Selain itu, Bima mengatakan, urban farming juga dapat menjadi alternatif pilihan bagi wisatawan yang berkunjung ke Kota Bogor. Saat ini, Kota Bogor telah memanfaatkan lahan yang terpakai di sekitar rumah untuk di kembangkan menjadi urban farming.
Lahan itu kemudian ditanami sayuran, buah-buahan, maupun empang ikan, hingga peternakan. Bima mencontohkan, di Bandung pertanian perkotaan dikembangkan dengan memanfaatkan lahan di gang untuk di tanami sayuran. Karena itu, dia menyakini, di Kota Bogor dapat lebih berkembang melebihi Bandung.
“Di Bogor ini banyak lahan-lahan, didukung cuaca dan kedekatan Jakarta. Demand-nya tinggi. Setiap akhir minggu kita kedatangan orang Jakarta yang ingin sehat,” ujar Bima di Kelurahan Baranangsiang, Kecamatan Bogor Timur, Kota Bogor, Rabu (15/7).
Bahkan, Bima mengatakan, urban farming di Kota Bogor dapat menarik minat Bank Indonesia Jawa Barat untuk menjadikan proyek percontohan. Demikian, dia berharap, urban farming di Kota Bogor dapat menjadi percontohan secara nasional. “Ini potensi yang luar biasa dan dilirik BI, makanya menjadikan Bogor sebagai pilot projek untuk percontohan urban farming,” kata dia. Berdasarkan data Badan Pusat Statistik (BPS) Kota Bogor dalam angka tahun 2018, lahan sawah hanya 320,7 hektare dari total 11.850 hektare.
Namun, dengan adanya urban farming, diharapkan dapat memenuhi kebutuhan masyarakat. Kepala Dinas Ketahanan Pangan dan Pertanian (DKPP) Kota Bogor Annas S Rasmana mengatakan, setidaknya terdapat 24 lokasi urban farming binaan yang telah berjalan.

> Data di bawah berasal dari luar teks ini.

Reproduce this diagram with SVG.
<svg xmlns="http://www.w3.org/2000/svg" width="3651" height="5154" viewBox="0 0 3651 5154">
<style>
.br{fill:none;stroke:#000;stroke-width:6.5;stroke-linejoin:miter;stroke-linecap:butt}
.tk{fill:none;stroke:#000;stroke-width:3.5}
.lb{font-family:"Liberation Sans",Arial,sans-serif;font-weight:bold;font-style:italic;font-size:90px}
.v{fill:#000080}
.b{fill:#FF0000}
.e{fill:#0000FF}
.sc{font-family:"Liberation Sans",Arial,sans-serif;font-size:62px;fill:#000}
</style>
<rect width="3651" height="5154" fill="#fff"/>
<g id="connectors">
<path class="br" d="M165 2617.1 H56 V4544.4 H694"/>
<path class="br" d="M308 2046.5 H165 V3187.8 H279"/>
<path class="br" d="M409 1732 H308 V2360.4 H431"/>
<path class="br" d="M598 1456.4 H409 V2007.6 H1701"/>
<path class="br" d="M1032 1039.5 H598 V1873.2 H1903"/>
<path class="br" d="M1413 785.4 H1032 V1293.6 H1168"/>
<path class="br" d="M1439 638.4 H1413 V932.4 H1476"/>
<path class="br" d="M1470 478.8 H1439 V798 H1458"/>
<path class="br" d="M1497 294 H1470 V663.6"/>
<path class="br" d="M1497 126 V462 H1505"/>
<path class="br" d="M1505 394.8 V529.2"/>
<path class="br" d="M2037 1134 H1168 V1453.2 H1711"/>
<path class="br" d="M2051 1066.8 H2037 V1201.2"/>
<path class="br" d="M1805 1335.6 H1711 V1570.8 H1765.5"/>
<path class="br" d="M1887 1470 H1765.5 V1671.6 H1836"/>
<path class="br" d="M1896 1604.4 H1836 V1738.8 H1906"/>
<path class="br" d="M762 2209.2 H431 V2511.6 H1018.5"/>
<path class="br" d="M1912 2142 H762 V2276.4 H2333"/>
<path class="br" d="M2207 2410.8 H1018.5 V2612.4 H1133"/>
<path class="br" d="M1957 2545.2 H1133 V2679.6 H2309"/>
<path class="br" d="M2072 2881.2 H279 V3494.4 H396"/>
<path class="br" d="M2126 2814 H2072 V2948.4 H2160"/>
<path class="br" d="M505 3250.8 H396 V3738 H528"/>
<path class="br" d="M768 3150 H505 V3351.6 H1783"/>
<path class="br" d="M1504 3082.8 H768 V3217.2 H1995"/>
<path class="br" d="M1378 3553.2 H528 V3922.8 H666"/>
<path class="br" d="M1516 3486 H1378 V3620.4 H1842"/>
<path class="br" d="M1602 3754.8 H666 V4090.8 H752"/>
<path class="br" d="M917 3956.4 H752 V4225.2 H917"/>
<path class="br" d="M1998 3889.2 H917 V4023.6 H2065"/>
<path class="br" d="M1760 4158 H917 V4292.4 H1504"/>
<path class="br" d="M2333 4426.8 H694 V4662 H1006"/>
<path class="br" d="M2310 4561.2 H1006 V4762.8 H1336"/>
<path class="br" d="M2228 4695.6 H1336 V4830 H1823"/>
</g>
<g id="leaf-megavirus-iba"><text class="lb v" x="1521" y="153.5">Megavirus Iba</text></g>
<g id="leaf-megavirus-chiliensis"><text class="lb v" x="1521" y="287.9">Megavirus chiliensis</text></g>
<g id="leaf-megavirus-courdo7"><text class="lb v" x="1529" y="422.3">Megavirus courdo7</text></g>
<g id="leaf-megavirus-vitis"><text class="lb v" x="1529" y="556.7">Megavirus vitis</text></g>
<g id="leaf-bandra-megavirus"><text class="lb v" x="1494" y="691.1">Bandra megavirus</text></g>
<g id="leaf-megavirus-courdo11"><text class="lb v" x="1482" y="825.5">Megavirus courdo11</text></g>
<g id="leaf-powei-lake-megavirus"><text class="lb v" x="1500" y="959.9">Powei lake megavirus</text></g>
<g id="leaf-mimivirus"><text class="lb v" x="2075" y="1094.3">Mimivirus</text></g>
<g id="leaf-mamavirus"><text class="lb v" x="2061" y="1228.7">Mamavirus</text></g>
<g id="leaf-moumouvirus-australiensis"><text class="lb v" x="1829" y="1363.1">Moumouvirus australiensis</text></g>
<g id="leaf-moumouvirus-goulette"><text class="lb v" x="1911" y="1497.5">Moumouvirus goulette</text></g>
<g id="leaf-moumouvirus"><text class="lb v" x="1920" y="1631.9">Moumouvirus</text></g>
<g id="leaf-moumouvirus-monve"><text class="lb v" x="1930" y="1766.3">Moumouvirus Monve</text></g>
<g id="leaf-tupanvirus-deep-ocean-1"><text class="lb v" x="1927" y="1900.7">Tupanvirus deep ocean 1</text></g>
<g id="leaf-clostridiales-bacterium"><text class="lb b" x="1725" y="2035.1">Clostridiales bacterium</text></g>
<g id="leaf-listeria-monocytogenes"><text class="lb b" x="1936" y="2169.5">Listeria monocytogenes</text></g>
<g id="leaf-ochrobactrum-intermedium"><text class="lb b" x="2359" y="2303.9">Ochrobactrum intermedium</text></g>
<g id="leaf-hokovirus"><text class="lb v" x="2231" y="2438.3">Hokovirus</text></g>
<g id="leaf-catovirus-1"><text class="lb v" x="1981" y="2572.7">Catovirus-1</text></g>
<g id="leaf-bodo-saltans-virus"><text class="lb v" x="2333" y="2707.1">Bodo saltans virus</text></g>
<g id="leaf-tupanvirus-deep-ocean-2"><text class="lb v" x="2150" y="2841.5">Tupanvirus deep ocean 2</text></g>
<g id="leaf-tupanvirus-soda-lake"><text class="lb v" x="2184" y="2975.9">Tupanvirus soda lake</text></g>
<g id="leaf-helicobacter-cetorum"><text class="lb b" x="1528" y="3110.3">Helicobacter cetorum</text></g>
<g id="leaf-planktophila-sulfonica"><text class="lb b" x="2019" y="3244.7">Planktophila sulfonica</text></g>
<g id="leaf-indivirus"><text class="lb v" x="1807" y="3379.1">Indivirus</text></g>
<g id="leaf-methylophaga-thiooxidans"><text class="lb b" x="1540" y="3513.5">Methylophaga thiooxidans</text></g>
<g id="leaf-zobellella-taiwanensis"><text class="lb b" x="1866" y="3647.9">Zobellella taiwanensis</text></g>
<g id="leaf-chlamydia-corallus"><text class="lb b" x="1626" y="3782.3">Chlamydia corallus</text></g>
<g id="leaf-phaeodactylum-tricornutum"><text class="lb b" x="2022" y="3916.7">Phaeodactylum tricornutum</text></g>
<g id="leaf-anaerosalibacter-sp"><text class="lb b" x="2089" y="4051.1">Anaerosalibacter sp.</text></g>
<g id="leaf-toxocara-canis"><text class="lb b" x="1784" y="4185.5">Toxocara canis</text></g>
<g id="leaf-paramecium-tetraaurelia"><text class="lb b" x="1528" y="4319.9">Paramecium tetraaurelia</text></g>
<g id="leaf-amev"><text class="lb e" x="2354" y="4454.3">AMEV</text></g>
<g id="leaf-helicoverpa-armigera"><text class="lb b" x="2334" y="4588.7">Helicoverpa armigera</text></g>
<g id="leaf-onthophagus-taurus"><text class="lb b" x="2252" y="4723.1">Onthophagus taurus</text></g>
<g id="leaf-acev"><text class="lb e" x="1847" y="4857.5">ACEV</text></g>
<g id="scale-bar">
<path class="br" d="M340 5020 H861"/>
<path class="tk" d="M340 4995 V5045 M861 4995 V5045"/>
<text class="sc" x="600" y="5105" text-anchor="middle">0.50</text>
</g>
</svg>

Terlebih, DKPP juga sedang mengembangkan pertanian perkotaan pada 107 komunitas wanita tani. Ke depan, Anas berharap, dapat diterbitkan peraturan Wali Kota yang dikhususkan untuk mengatur aktivitas pertanian perkotaan di area hotel dan mal. Demikian, pertanian perkotaan di Kota Bogor dapat semakin berkembang.

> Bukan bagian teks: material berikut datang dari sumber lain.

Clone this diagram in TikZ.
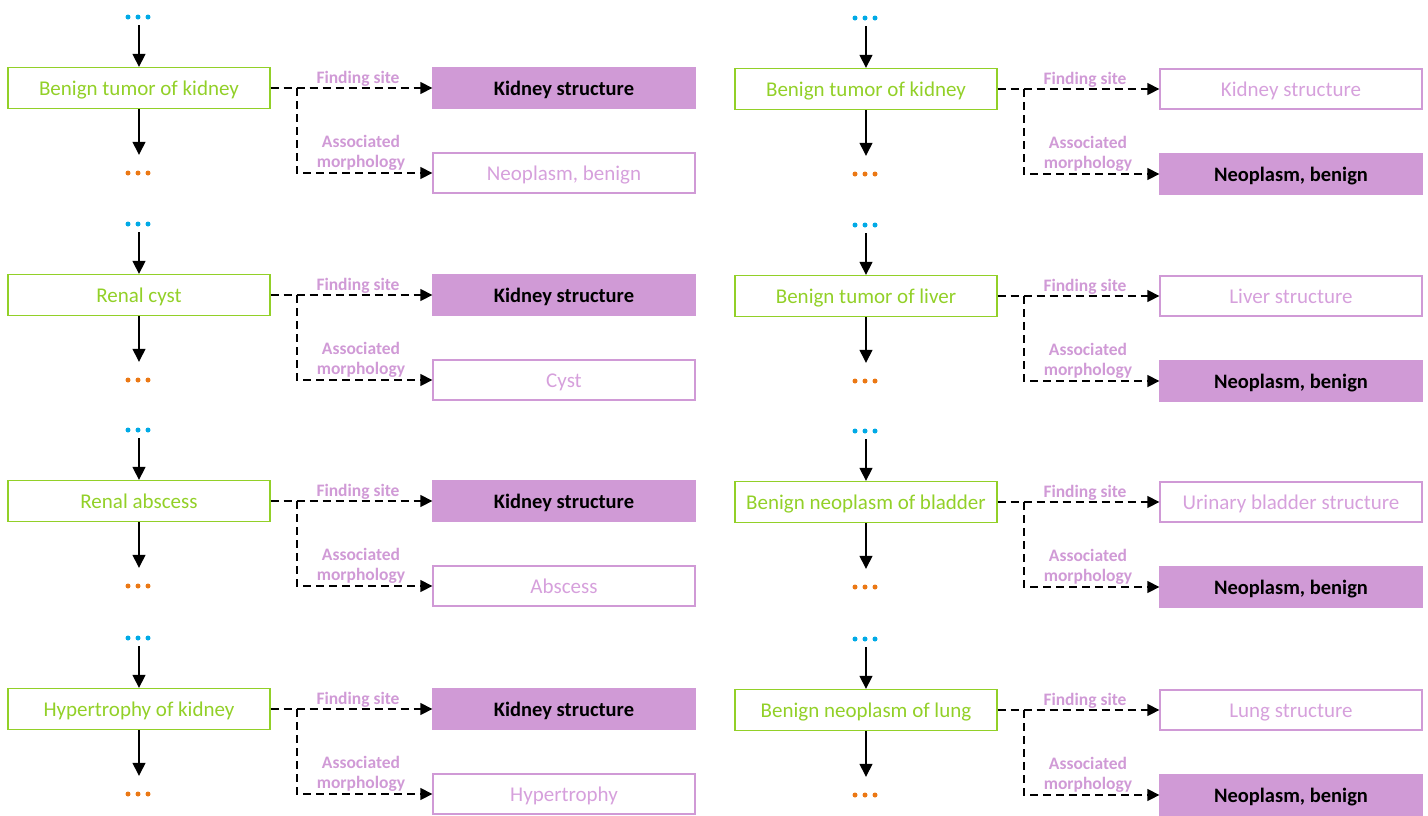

“Nantinya di atas hotel, di atas gedung mal bisa dilihat aktivitas urban farming. Kami juga mendatangi pemilik lahan pekarangan yang tidak produktif agar bisa diubah menjadi produktif,” ujar Annas. Kepala Perwakilan (KPw) BI Provinsi Jawa Barat Herawanto menjelaskan, daya beli masyarakat di Jawa Barat menurun akibat pandemi Covid-19. Sampai saai ini, ia mencatat ekonomi Jawa Barat tumbuh melambat sebesar 2,72 persen.
Herawanto menjelaskan, kondisi itu dipengaruhi lambatnya konsumsi rumah tangga yang mengakibatkan penurunan daya beli masyarakat. Secara otomatis, dunia usaha juga menurunkan produksinya. Selain itu, dia menjelaskan, pertumbuhan ekonomi di Jabar sangat tergantung pada aktivitas eksternal salah satunya ekspor. Namun, ketika pasar ekspor terganggu, maka pertumbuhan ekonomi di Jabar terganggu.

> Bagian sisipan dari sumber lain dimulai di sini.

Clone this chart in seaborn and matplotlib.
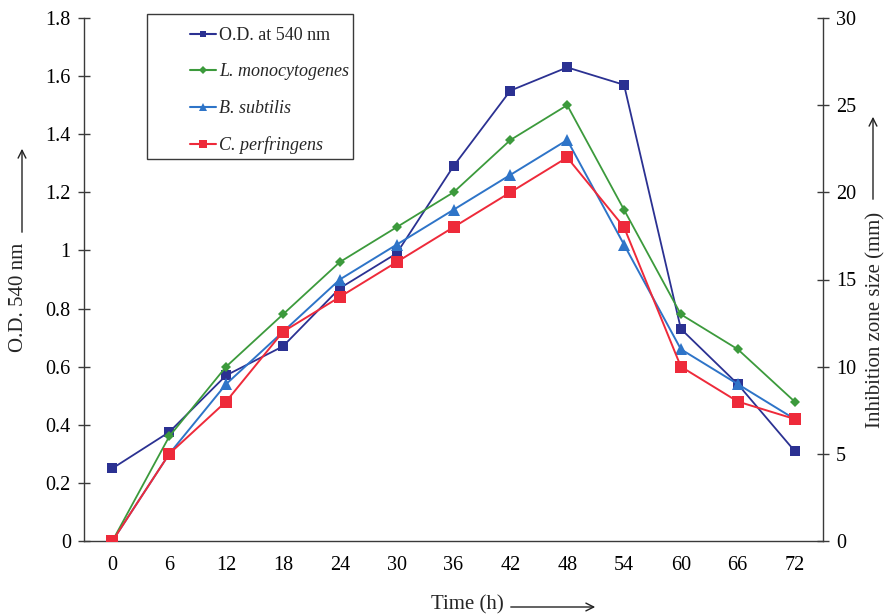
import numpy as np
import pandas as pd
import matplotlib
matplotlib.use("Agg")
import matplotlib.pyplot as plt
import seaborn as sns
from matplotlib.lines import Line2D
from matplotlib.patches import Rectangle

# ---- data ----
times = ["0", "6", "12", "18", "24", "30", "36", "42", "48", "54", "60", "66", "72"]
od_540 = [0.25, 0.375, 0.57, 0.67, 0.87, 0.99, 1.29, 1.55, 1.63, 1.57, 0.73, 0.54, 0.31]
l_monocytogenes = [0, 6, 10, 13, 16, 18, 20, 23, 25, 19, 13, 11, 8]
b_subtilis = [0, 5, 9, 12, 15, 17, 19, 21, 23, 17, 11, 9, 7]
c_perfringens = [0, 5, 8, 12, 14, 16, 18, 20, 22, 18, 10, 8, 7]
left_ticks = [0, 0.2, 0.4, 0.6, 0.8, 1.0, 1.2, 1.4, 1.6, 1.8]
left_labels = ["0", "0.2", "0.4", "0.6", "0.8", "1", "1.2", "1.4", "1.6", "1.8"]
right_ticks = [0, 5, 10, 15, 20, 25, 30]
series_names = ["O.D. at 540 nm", "L. monocytogenes", "B. subtilis", "C. perfringens"]

sns.set_style("white")
plt.rcParams["font.family"] = ["Liberation Serif", "DejaVu Serif"]

navy = "#2B3192"
green = "#3C9A3C"
blue = "#2E74C8"
red = "#EE2A3A"
spine_c = "#3a3a3a"

pos = np.arange(len(times))
df = pd.DataFrame({"pos": pos, "od": od_540, "lm": l_monocytogenes,
                   "bs": b_subtilis, "cp": c_perfringens})

fig = plt.figure(figsize=(8.84, 6.15), dpi=100)
ax = fig.add_axes([84 / 884, 1 - 541 / 615, (823 - 84) / 884, (541 - 18) / 615])
ax2 = ax.twinx()

sns.lineplot(data=df, x="pos", y="od", ax=ax, color=navy, marker="s", markersize=7,
             markeredgewidth=0, linewidth=1.3, legend=False)
sns.lineplot(data=df, x="pos", y="bs", ax=ax2, color=blue, marker="^", markersize=8.5,
             markeredgewidth=0, linewidth=1.4, legend=False, zorder=2)
sns.lineplot(data=df, x="pos", y="lm", ax=ax2, color=green, marker="D", markersize=5.5,
             markeredgewidth=0, linewidth=1.3, legend=False, zorder=3)
sns.lineplot(data=df, x="pos", y="cp", ax=ax2, color=red, marker="s", markersize=8.5,
             markeredgewidth=0, linewidth=1.4, legend=False, zorder=4)

ax.set_xlim(-0.5, len(times) - 0.5)
ax.set_ylim(0, 1.8)
ax2.set_ylim(0, 30)

ax.set_xticks(pos)
ax.set_xticklabels(times)
ax.set_xticks(pos[:-1] + 0.5, minor=True)
ax.tick_params(axis="x", which="major", length=0, pad=11, labelsize=14.5, colors="black")
ax.tick_params(axis="x", which="minor", length=9, width=1, direction="inout", color=spine_c)

ax.set_yticks(left_ticks)
ax.set_yticklabels(left_labels)
ax.tick_params(axis="y", which="major", length=9, width=1, direction="inout",
               labelsize=14.5, pad=5, color=spine_c, left=True, labelcolor="black")
ax2.set_yticks(right_ticks)
ax2.tick_params(axis="y", which="major", length=9, width=1, direction="inout",
                labelsize=14.5, pad=5, color=spine_c, right=True, labelcolor="black")

ax.set_xlabel("")
ax.set_ylabel("")
ax2.set_ylabel("")

for a in (ax, ax2):
    a.spines["top"].set_visible(False)
    for s in a.spines.values():
        s.set_color(spine_c)
        s.set_linewidth(1)
ax.spines["right"].set_visible(False)
ax2.spines["left"].set_visible(False)
ax2.spines["bottom"].set_visible(False)

# axis labels with arrows
W, H = 884, 615
fig.text(467 / W, 1 - 605 / H, "Time (h)", ha="center", va="center", fontsize=15)
fig.text(19 / W, 1 - 297 / H, "O.D. 540 nm", ha="center", va="center", rotation=90, fontsize=15)
fig.text(876 / W, 1 - 320 / H, "Inhibition zone size (mm)", ha="center", va="center",
         rotation=90, fontsize=15)
arrow_kw = dict(arrowstyle="->", color="#222222", lw=1, mutation_scale=14)
fig.add_artist(matplotlib.patches.FancyArrowPatch((508 / W, 1 - 607 / H), (598 / W, 1 - 607 / H),
               transform=fig.transFigure, **arrow_kw))
fig.add_artist(matplotlib.patches.FancyArrowPatch((22 / W, 1 - 235 / H), (22 / W, 1 - 146 / H),
               transform=fig.transFigure, **arrow_kw))
fig.add_artist(matplotlib.patches.FancyArrowPatch((873 / W, 1 - 202 / H), (873 / W, 1 - 114 / H),
               transform=fig.transFigure, **arrow_kw))

# legend
handles = [
    Line2D([], [], color=navy, marker="s", markersize=5, markeredgewidth=0, lw=1.5),
    Line2D([], [], color=green, marker="D", markersize=4, markeredgewidth=0, lw=1.5),
    Line2D([], [], color=blue, marker="^", markersize=6, markeredgewidth=0, lw=1.5),
    Line2D([], [], color=red, marker="s", markersize=6, markeredgewidth=0, lw=1.5),
]
leg = fig.legend(handles, series_names, loc="upper left",
                 bbox_to_anchor=(190 / W, 1 - 27 / H), frameon=False, fontsize=13,
                 handlelength=1.45, handletextpad=0.15, labelspacing=1.08,
                 borderpad=0, borderaxespad=0)
for t in leg.get_texts()[1:]:
    t.set_style("italic")
fig.add_artist(Rectangle((147 / W, 1 - 159 / H), (353 - 147) / W, (159 - 14) / H,
                         transform=fig.transFigure, fill=False, edgecolor=spine_c, lw=1))

fig.savefig("out.png", dpi=100)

“Tapi jangan berpikir hanya ekspor yang berdampak, tapi perusahaan ini kan punya karyawan dan ribuan keluarga,” kata Herawanto.
Saat diberlakukan pembatasan sosial berskala besar (PSBB), Kota Bogor menjadi salah satu daerah yang paling terdampak. Pasalnya, Herawanto menilai, sumber perekonomian Kota Bogor berasal dari kunjungan wisatawan.
BI Jawa Barat mendorong warga Kota Bogor memenuhi kebutuhan secara mandiri melalui pemanfaatan pertanian perkotaan. Lebih luas, lanjut dia, aktivitas pertanian perkotaan dapat dijadikan sebagai sumber penghasilan guna menopang konsumsi dan kesejahteraan masyarakat.